More image duplication problems

With that all fixed, I ran into another image duplication issue - now the bottom of the screen repeated the image from the top.  The reason for this was that my video memory previously ran from $4000 to $8000 with 64 bytes per line, and 256 lines - but now it was 80 bytes per line, so the memory required went up from 16KB to 20KB.  The last 4KB was taking the address beyond $8000, and it was wrapping back down to $4000 - so the first lines of the screen were displayed again at the end.

To resolve this I added a 4-bit adder to the top four lines of the video address bus, to define the start of video memory, rather than hardcoding it to $4000.  That's now set to $3000, so it all fits snugly.

In the future I'll probably add more adders for the rest of the bus - or maybe switch to 4-bit presettable counters - so that I can dynamically offset the display for scrolling purposes.  So this is a good change to have made for that reason too.

End result

So the end result is pretty good.  I don't have the graphics routines written yet to show it off to its best, but here's a test card that I used to check the resolution and watch out for any glitches:

And here's the extra circuit I patched on to do this:

The chip on the left is an inverter, being used to form the Pierce oscillator with the 27MHz crystal.  In the middle is a D flip-flop, used to help time the address counter increments.  And on the right is the 4-bit adder which adds 3 to the high four bits of the address, to give a $3000 offset in memory.

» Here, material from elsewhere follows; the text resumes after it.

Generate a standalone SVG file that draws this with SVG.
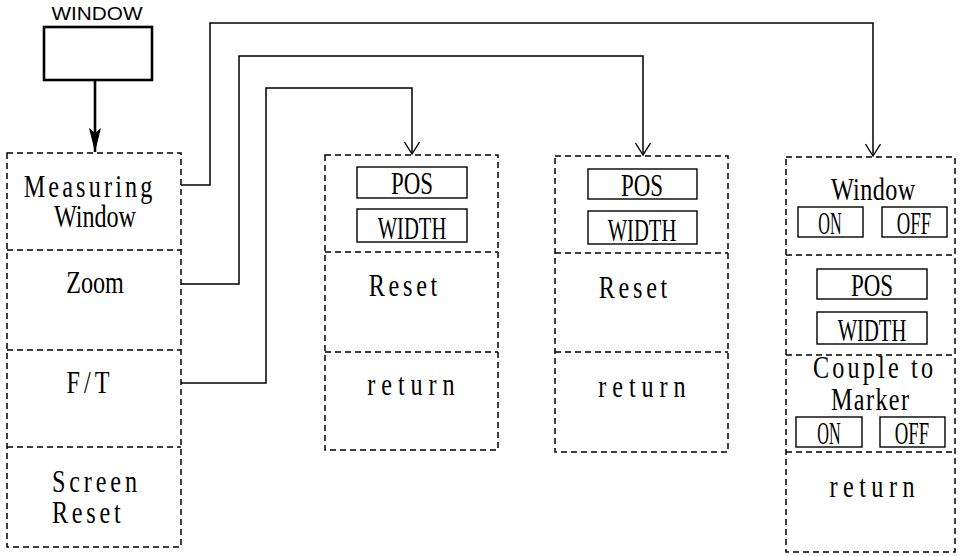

I'm very tempted now to extend this to support 640x512 - it's already outputting an interlaced signal.  In theory if the CPU changed the video memory content every frame then it would already output 640x512 - but that's a lot of data for a 6502 to update in a short space of time.  So I really need to arrange for enough RAM to be available to store the full 512-line image.  That's going to need 40KB, which is too much for the current 32KB RAM chip.  I could swap it for a 512KB RAM chip but it might not be fast enough - the 32KB chip has a fast 15ns access time.  So I might need to add a second 32KB RAM chip for that.  We'll have to see how that goes.